WHAT IS ASKED
Return the lines below exactly, from the first line to the line that contains "plt.rcParams['mathtext.rm'] = 'Liberation". Leave out pictures.

DATA EXCERPT

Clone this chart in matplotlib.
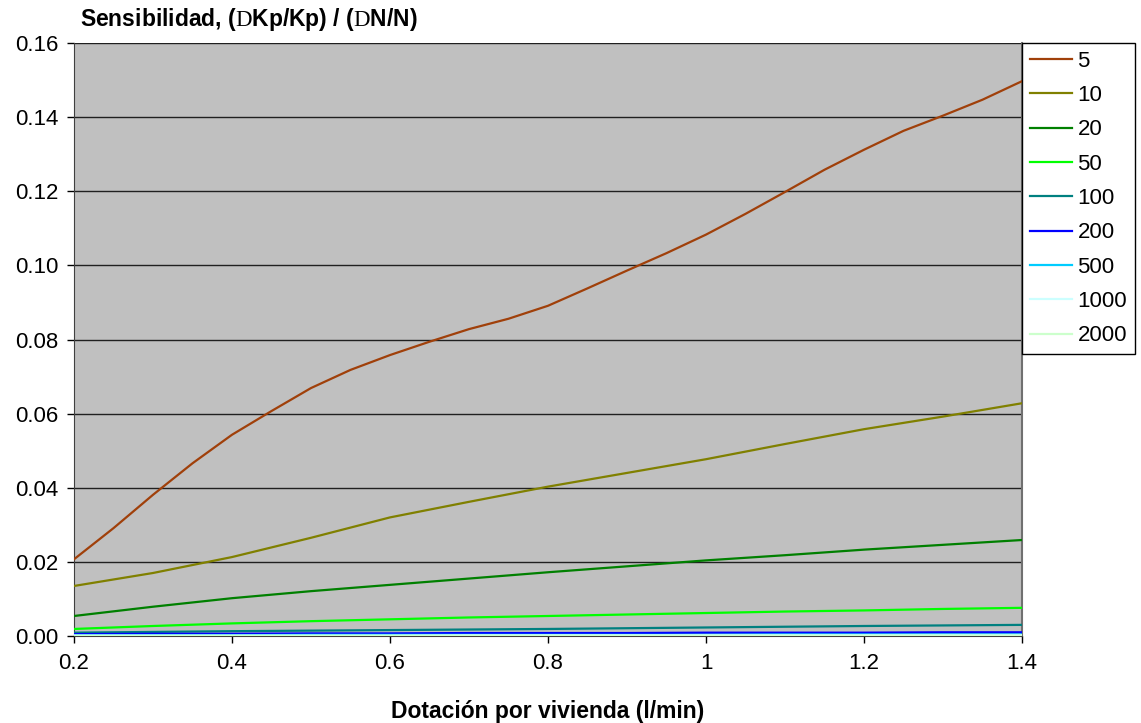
import numpy as np
import matplotlib
matplotlib.use("Agg")
import matplotlib.pyplot as plt

plt.rcParams['font.family'] = ['Liberation Sans', 'DejaVu Sans']
plt.rcParams['mathtext.fontset'] = 'custom'
plt.rcParams['mathtext.rm'] = 'Liberation Serif'

# dotacion por vivienda (l/min)
dotacion = [0.2, 0.3, 0.4, 0.5, 0.6, 0.7, 0.8, 0.9, 1.0, 1.1, 1.2, 1.3, 1.4]
dotacion_fina = [0.2, 0.25, 0.3, 0.35, 0.4, 0.45, 0.5, 0.55, 0.6, 0.65, 0.7, 0.75,
                 0.8, 0.85, 0.9, 0.95, 1.0, 1.05, 1.1, 1.15, 1.2, 1.25, 1.3, 1.35, 1.4]

# sensibilidad por numero de viviendas
s_5 = [0.0207, 0.0291, 0.0381, 0.0466, 0.0543, 0.0607, 0.0669, 0.0718, 0.0758,
       0.0794, 0.0828, 0.0856, 0.0891, 0.0938, 0.0986, 0.1033, 0.1083, 0.1139,
       0.1198, 0.1258, 0.1312, 0.1363, 0.1404, 0.1447, 0.1497]
s_10 = [0.0135, 0.0170, 0.0213, 0.0265, 0.0320, 0.0362, 0.0403, 0.0440, 0.0477, 0.0518, 0.0558, 0.0592, 0.0628]
s_20 = [0.0054, 0.0079, 0.0102, 0.0121, 0.0138, 0.0155, 0.0172, 0.0188, 0.0204, 0.0218, 0.0233, 0.0246, 0.0259]
s_50 = [0.0019, 0.0027, 0.0034, 0.0040, 0.0045, 0.0050, 0.0054, 0.0058, 0.0062, 0.0066, 0.0069, 0.0073, 0.0076]
s_100 = [0.0009, 0.0011, 0.0013, 0.00145, 0.0016, 0.00175, 0.0019, 0.0021, 0.0023, 0.0025, 0.0027, 0.00285, 0.0030]
s_200 = [0.0005, 0.0006, 0.0006, 0.0007, 0.0007, 0.0008, 0.0008, 0.0008, 0.0009, 0.0009, 0.0009, 0.0010, 0.0010]
s_500 = [0.0002, 0.0002, 0.0002, 0.0003, 0.0003, 0.0003, 0.0003, 0.0003, 0.0003, 0.0004, 0.0004, 0.0004, 0.0004]
s_1000 = [0.0001, 0.0001, 0.0001, 0.0001, 0.0001, 0.0002, 0.0002, 0.0002, 0.0002, 0.0002, 0.0002, 0.0002, 0.0002]
s_2000 = [0.00005, 0.00005, 0.00005, 0.00006, 0.00006, 0.00007, 0.00007, 0.00008, 0.00008, 0.00008, 0.00009, 0.00009, 0.0001]

etiquetas = ['5', '10', '20', '50', '100', '200', '500', '1000', '2000']
series = [s_5, s_10, s_20, s_50, s_100, s_200, s_500, s_1000, s_2000]
colores = ['#A0400A', '#808000', '#008000', '#00FF00', '#008080',
           '#0000FF', '#00CCFF', '#CCFFFF', '#CCFFCC']

x_ticks = [0.2, 0.4, 0.6, 0.8, 1.0, 1.2, 1.4]
x_labels = ['0.2', '0.4', '0.6', '0.8', '1', '1.2', '1.4']
y_ticks = [0.00, 0.02, 0.04, 0.06, 0.08, 0.10, 0.12, 0.14, 0.16]

fig = plt.figure(figsize=(11.41, 7.23), dpi=100)
ax = fig.add_axes([74 / 1141, 1 - 636 / 723, 948 / 1141, 593 / 723])
ax.set_facecolor('#C0C0C0')

for s, lab, c in zip(series, etiquetas, colores):
    xs = dotacion_fina if len(s) == len(dotacion_fina) else dotacion
    ax.plot(xs, s, color=c, lw=1.6, label=lab, zorder=3)

ax.set_xlim(0.2, 1.4)
ax.set_ylim(0, 0.16)
ax.set_xticks(x_ticks)
ax.set_xticklabels(x_labels)
ax.set_yticks(y_ticks)
ax.set_yticklabels(['%.2f' % v for v in y_ticks])
ax.yaxis.grid(True, color='#202020', lw=1.0, zorder=1)
ax.set_axisbelow(True)
ax.tick_params(labelsize=16, direction='out', length=5, width=1)
ax.tick_params(axis='x', pad=7)
ax.tick_params(axis='y', pad=6)

ax.spines['top'].set_visible(False)
ax.spines['right'].set_color('#707070')
ax.spines['right'].set_linewidth(1.5)
ax.spines['left'].set_color('#404040')
ax.spines['bottom'].set_color('#404040')

fig.text(548 / 1141, 1 - 718 / 723, 'Dotación por vivienda (l/min)',
         fontsize=16.5, fontweight='bold', ha='center', va='baseline')
fig.text(80 / 1141, 1 - 26 / 723, r'Sensibilidad, ($\mathrm{D}$Kp/Kp) / ($\mathrm{D}$N/N)',
         fontsize=16.5, fontweight='bold', ha='left', va='baseline')

leg = ax.legend(loc='upper left', bbox_to_anchor=(1.0, 1.0), fontsize=16,
                frameon=True, fancybox=False, edgecolor='black', framealpha=1,
                borderaxespad=0, handlelength=1.9, labelspacing=0.6,
                borderpad=0.35, handletextpad=0.25)
leg.get_frame().set_linewidth(1.0)

fig.savefig('out.png', dpi=100)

WRITTEN SOLUTION
Clone this chart in matplotlib.
import numpy as np
import matplotlib
matplotlib.use("Agg")
import matplotlib.pyplot as plt

plt.rcParams['font.family'] = ['Liberation Sans', 'DejaVu Sans']
plt.rcParams['mathtext.fontset'] = 'custom'
plt.rcParams['mathtext.rm'] = 'Liberation Serif'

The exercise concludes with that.